Toutes ces raisons ont conduit le Conseil national du Crédit, à émettre le souhait que soient trouvés " les principes d'un meilleur équilibre économique pour la gestion des moyens de paiement, que celui mis en place dans le milieu des années soixante."

Réponses des conseillers financiers des ambassades de France à Rome, Londres et Bonn

Existe-t-il, en matière de protection des consommateurs, des dispositions aussi rigides que celles de la législation française (modalités de renégociation des taux d'intérêt des prêts en cours en cas de baisse des taux, lois sur le surendettement ?

1. Grande-Bretagne


"Les britanniques ont des dispositions similaires à celles de la France, une période d'attente ( cooling period ) pendant laquelle le contrat peut être résilié sans frais."

2. Allemagne

"La protection du consommateur existe naturellement en Allemagne pour les opérations financières, mais relève pour l'essentiel de dispositions juridiques de niveau législatif et relativement succinctes (interdiction de l'usure, faculté de renégociation des prêts bancaire, etc.) et de la jurisprudence.
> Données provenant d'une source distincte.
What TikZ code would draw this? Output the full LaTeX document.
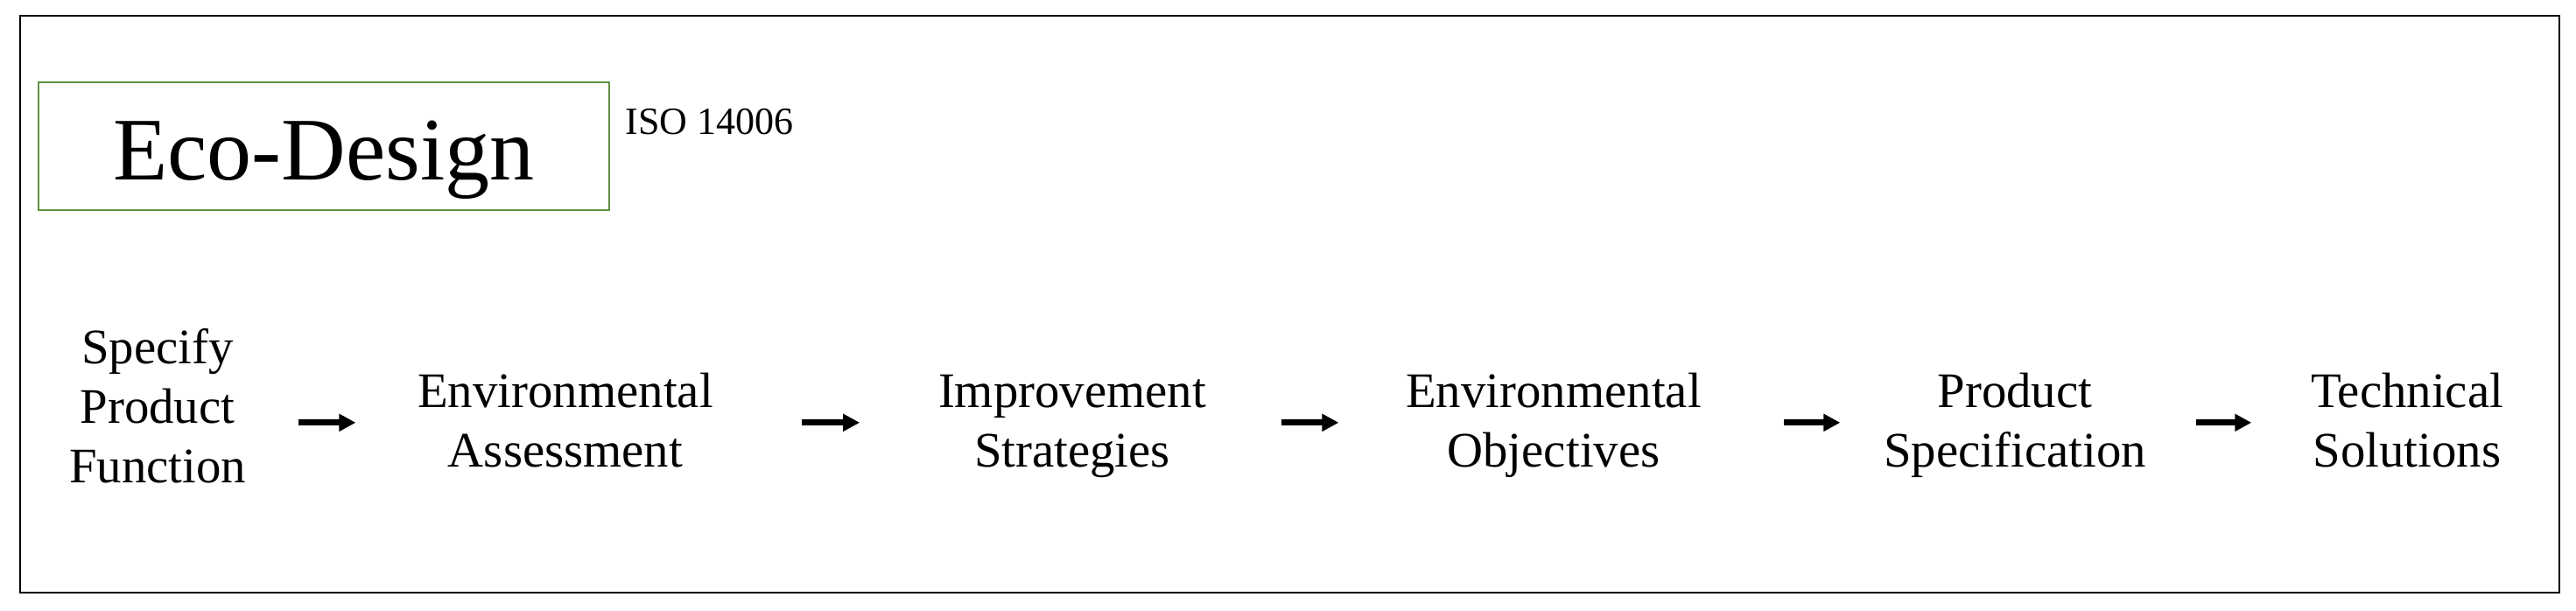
\documentclass[tikz,border=0pt]{standalone}
\usepackage{fontspec}
\setmainfont{Liberation Serif}
\usetikzlibrary{arrows.meta}
\definecolor{ecogreen}{HTML}{5F9140}
\begin{document}
\begin{tikzpicture}[x=0.25pt,y=-0.25pt,
  stagebox/.style={font=\fontsize{14.2pt}{17pt}\selectfont, align=center, inner sep=0pt, anchor=north},
  arr/.style={line width=1.75pt, -{Triangle[length=4.75pt,width=4.75pt]}},
  frame/.style={draw=black, line width=0.6pt}]
\useasboundingbox (0,0) rectangle (2943,697);
\draw[frame] (23,18) rectangle (2924,677);
\node[draw=ecogreen, line width=0.5pt, minimum width=163pt, minimum height=36.5pt, inner sep=0pt,
      font=\fontsize{25.5pt}{30pt}\selectfont, text height=19pt, text depth=0pt] (eco) at (370,167) {Eco-Design};
\node[font=\fontsize{11pt}{13pt}\selectfont, inner sep=0pt, anchor=base west] (iso) at (714,153) {ISO 14006};
\node[stagebox] (s1) at (180,367.4) {\strut Specify\\\strut Product\\\strut Function};
\node[stagebox] (s2) at (646,417.4) {\strut Environmental\\\strut Assessment};
\node[stagebox] (s3) at (1225,417.4) {\strut Improvement\\\strut Strategies};
\node[stagebox] (s4) at (1775,417.4) {\strut Environmental\\\strut Objectives};
\node[stagebox] (s5) at (2302,417.4) {\strut Product\\\strut Specification};
\node[stagebox] (s6) at (2750,417.4) {\strut Technical\\\strut Solutions};
\draw[arr, shorten <=14.75pt, shorten >=17.5pt] ([yshift=0.85pt]s2.west -| s1.east) -- ([yshift=0.85pt]s2.west);
\draw[arr, shorten <=25pt, shorten >=22.25pt] ([yshift=0.85pt]s2.east) -- ([yshift=0.85pt]s3.west);
\draw[arr, shorten <=21.25pt, shorten >=19pt] ([yshift=0.85pt]s3.east) -- ([yshift=0.85pt]s4.west);
\draw[arr, shorten <=23.25pt, shorten >=12.25pt] ([yshift=0.85pt]s4.east) -- ([yshift=0.85pt]s5.west);
\draw[arr, shorten <=14pt, shorten >=16.75pt] ([yshift=0.85pt]s5.east) -- ([yshift=0.85pt]s6.west);
\end{tikzpicture}
\end{document}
"Par comparaison avec la situation qui prévaut en France, les dispositions juridiques de nature réglementaire sont sans doute nettement moins nombreuses en Allemagne."

3. Italie

Il semblerait qu'il n'y ait pas en Italie de législation sur la renégociation des prêts, dans la mesure où certaines associations de consommateurs ont demandé au gouvernement d'imposer aux banques cette faculté.